Dahlgren Yacht Club Training and Seamanship

ANCHORING METHOD FOR STORMS

Items needed

The following items will be needed to anchor safely in the hurricane hole and need to be on the boat before it is moved into the slip at the DYC dock. The dockmaster may check at any time to insure compliance. The listed material will not be available at the last minute when the boat needs to be moved to the hurricane hole.

  • 2 suitable anchors, at least one size larger than normal for your boat
  • Suitable length/size of chain for each anchor
  • At least 150' of anchor line for each anchor
  • Shackles/thimbles to assemble all
  • 3 'bleach bottles'
  • 3 15' lengths of 1/4 inch line
  • 1 weight, such as a brick, with a hole in it
  • waterproof gloves for anchor line retrieval

Anchoring Procedure

The following procedure should be used by all DYC boats to insure that they swing at the same radius to avoid collision when the wind direction changes as the storm passes. Keep in mind that other boats on the waterfront may also be using the hurricane hole and may follow different procedures. It is recommended that you get to know the other DYC boats and anchor adjacent to them so that all DYC boats are located adjacent to each other to avoid issues with non-DYC boats. The hurricane hole is shallow water with a muddy silt bottom containing many contaminants so it is recommended using waterproof gloves to avoid contact with the silt upon anchor line recovery.

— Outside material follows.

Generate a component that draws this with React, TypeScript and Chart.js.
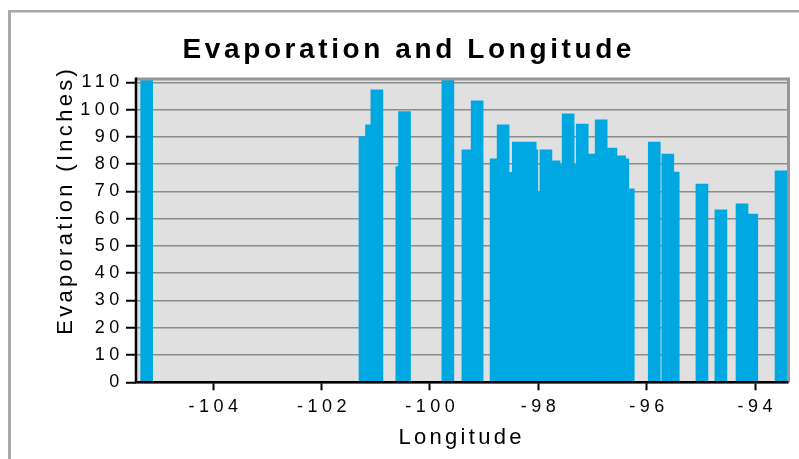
import React, { useEffect, useRef } from 'react';
import { Chart, registerables } from 'chart.js';

Chart.register(...registerables);

// Longitude (degrees) of each station
const longitudes = [
  -105.23, -101.2, -101.08, -100.98, -100.52, -100.47, -99.67, -99.3, -99.13,
  -98.78, -98.65, -98.58, -98.37, -98.15, -98.12, -98.08, -97.86, -97.71,
  -97.67, -97.45, -97.42, -97.19, -97.14, -97.06, -96.84, -96.66, -96.5,
  -96.44, -96.34, -95.86, -95.61, -95.51, -94.98, -94.63, -94.24, -94.06,
  -93.52,
];

// Evaporation (inches) at each station
const evaporation = [
  114, 90.1, 94.4, 107.2, 79.1, 99.3, 112, 85.2, 103.2,
  81.9, 94.4, 77.0, 88.1, 88.1, 85.2, 69.6, 85.2, 81.2,
  79.7, 98.4, 79.7, 94.7, 72.4, 83.7, 96.2, 85.9, 83.0,
  81.9, 70.9, 88.1, 83.7, 77.1, 72.7, 63.2, 65.4, 61.7,
  77.5,
];

const xTickValues = [-104, -102, -100, -98, -96, -94];
const yTickValues = [0, 10, 20, 30, 40, 50, 60, 70, 80, 90, 100, 110];

const chartTitle = 'Evaporation and Longitude';
const xTitle = 'Longitude';
const yTitle = 'Evaporation (Inches)';

const FONT = '"Liberation Sans", Arial, Helvetica, sans-serif';
const TICK_SPACING = 4.5;

export default function App() {
  const ref = useRef<HTMLCanvasElement>(null);

  useEffect(() => {
    const canvas = ref.current;
    if (!canvas) return;

    const decor = {
      id: 'decor',
      beforeDraw(chart: any) {
        const { ctx, chartArea: a } = chart;
        ctx.save();
        ctx.fillStyle = '#a9a9a9';
        ctx.fillRect(8, 10, 800, 2.5);
        ctx.fillRect(8, 10, 3, 460);
        ctx.fillStyle = '#e0e0e0';
        ctx.fillRect(a.left, a.top, a.right - a.left, a.bottom - a.top);
        ctx.restore();
        ctx.letterSpacing = `${TICK_SPACING}px`;
      },
      afterDatasetsDraw(chart: any) {
        const { ctx, chartArea: a } = chart;
        ctx.save();
        ctx.strokeStyle = '#969696';
        ctx.lineWidth = 3;
        ctx.beginPath();
        ctx.moveTo(a.left, a.top);
        ctx.lineTo(a.right, a.top);
        ctx.lineTo(a.right, a.bottom);
        ctx.stroke();
        ctx.strokeStyle = '#000';
        ctx.lineWidth = 2.5;
        ctx.beginPath();
        ctx.moveTo(a.left, a.top - 1.5);
        ctx.lineTo(a.left, a.bottom);
        ctx.lineTo(a.right, a.bottom);
        ctx.stroke();
        ctx.restore();
      },
      afterDraw(chart: any) {
        const { ctx } = chart;
        ctx.save();
        ctx.fillStyle = '#000';
        ctx.textBaseline = 'alphabetic';
        ctx.textAlign = 'center';
        // main title
        ctx.letterSpacing = '3.6px';
        ctx.font = `bold 28px ${FONT}`;
        ctx.fillText(chartTitle, 407 + 1.8, 58.3);
        // x title
        ctx.letterSpacing = '3.3px';
        ctx.font = `22px ${FONT}`;
        ctx.fillText(xTitle, 460 + 1.65, 443.5);
        // y title
        ctx.translate(72, 202 - 1.65);
        ctx.rotate(-Math.PI / 2);
        ctx.fillText(yTitle, 0, 0);
        ctx.restore();
      },
    };

    const chart = new Chart(canvas, {
      type: 'bar',
      data: {
        datasets: [
          {
            data: longitudes.map((x, i) => ({ x, y: evaporation[i] })),
            backgroundColor: '#00a8e2',
            borderWidth: 0,
            barThickness: 12,
            grouped: false,
          } as any,
        ],
      },
      options: {
        responsive: false,
        animation: false,
        devicePixelRatio: 1,
        layout: { padding: { left: 0, right: 10.5, top: 79, bottom: 459 - 382.3 - 50 } },
        plugins: {
          legend: { display: false },
          title: { display: false },
          tooltip: { enabled: false },
        },
        scales: {
          x: {
            type: 'linear',
            position: 'bottom',
            offset: false,
            min: -105.427,
            max: -93.382,
            afterBuildTicks: (s: any) => {
              s.ticks = xTickValues.map((v) => ({ value: v }));
            },
            afterFit: (s: any) => {
              s.height = 50;
            },
            grid: {
              display: true,
              offset: false,
              drawOnChartArea: false,
              drawTicks: true,
              tickLength: 8,
              tickWidth: 2,
              tickColor: '#000',
            },
            border: { display: false },
            ticks: {
              color: '#000',
              font: { family: FONT, size: 18 },
              padding: 6.4,
              labelOffset: TICK_SPACING / 2,
              maxRotation: 0,
              autoSkip: false,
              callback: (v: any) => String(v),
            },
          },
          y: {
            type: 'linear',
            min: 0,
            max: 111.2,
            afterBuildTicks: (s: any) => {
              s.ticks = yTickValues.map((v) => ({ value: v }));
            },
            afterFit: (s: any) => {
              s.width = 136;
            },
            grid: {
              color: '#8c8c8c',
              lineWidth: 1.5,
              drawTicks: true,
              tickLength: 10,
              tickWidth: 2,
              tickColor: '#000',
            },
            border: { display: false },
            ticks: {
              color: '#000',
              font: { family: FONT, size: 18 },
              padding: 2.2,
              autoSkip: false,
              callback: (v: any) => String(v),
            },
          },
        },
      } as any,
      plugins: [decor],
    });

    return () => chart.destroy();
  }, []);

  return (
    <div style={{ position: 'absolute', left: 0, top: 0, width: 799, height: 459 }}>
      <canvas ref={ref} width={799} height={459} />
    </div>
  );
}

  1. Assemble each set of ground tackle with the thimbles/shackles. Be sure to seize each shackle with stainless wire or some such.
  2. Fasten one 15' line to each bleach bottle.
  3. Fasten brick/weight to other end of one 15' line.
  4. Motor to anchor site.
  5. Position bow of boat where first anchor is to be placed.
  6. Tie one of the bleach bottle assemblies to the anchor chain, near the rope/chain junction.
  7. Untangle anchor and gently lower overboard with ground engaging part down. The bleach bottle will mark the anchor location.
  8. When anchor reaches bottom, slowly back away from the anchor, paying out line.
  9. About every 10', snub anchor line on cleat.
  10. When anchor seems suitably set, and enough line is out, at least 100', cleat line and back down hard on it. Some captains like to cleat line to stern in this step, because outboards have little backing power.
  11. Fasten the bottle/brick assembly to the snub point of the anchor line, and drop the whole mess overboard. The bottle will mark the spot where the bow should end up later.
  12. Proceed to the spot where it is desired to place second anchor and set it as the first, including the bottle assembly.
  13. Return bow to spot where it was in step 11, the bottle with brick. Retrieve anchor line and cleat to bow. Stow the bottle/brick for use during retrieval.

Notes:

  • The above steps allow you to clearly see all the angles/placements, and allows easy retrieval using the brick/bottle. Just fasten to rode and toss overboard, while retrieving other anchor.
  • Others can also see your anchor placements to determine your boats swing arc.
  • In the event ONE of your lines is cut or chafes through, you can always retrieve the anchor via the bottle. Be sure to use lots of anti-chafe gear where lines touch boat.
  • I will not suggest anchor angles, some people favor 45/60 degrees while others favor 180 degrees. The last certainly reduces swing arc!
  • Plow type anchors seemed to perform better than Danforth. Recently, mine was buried 18' up the rode!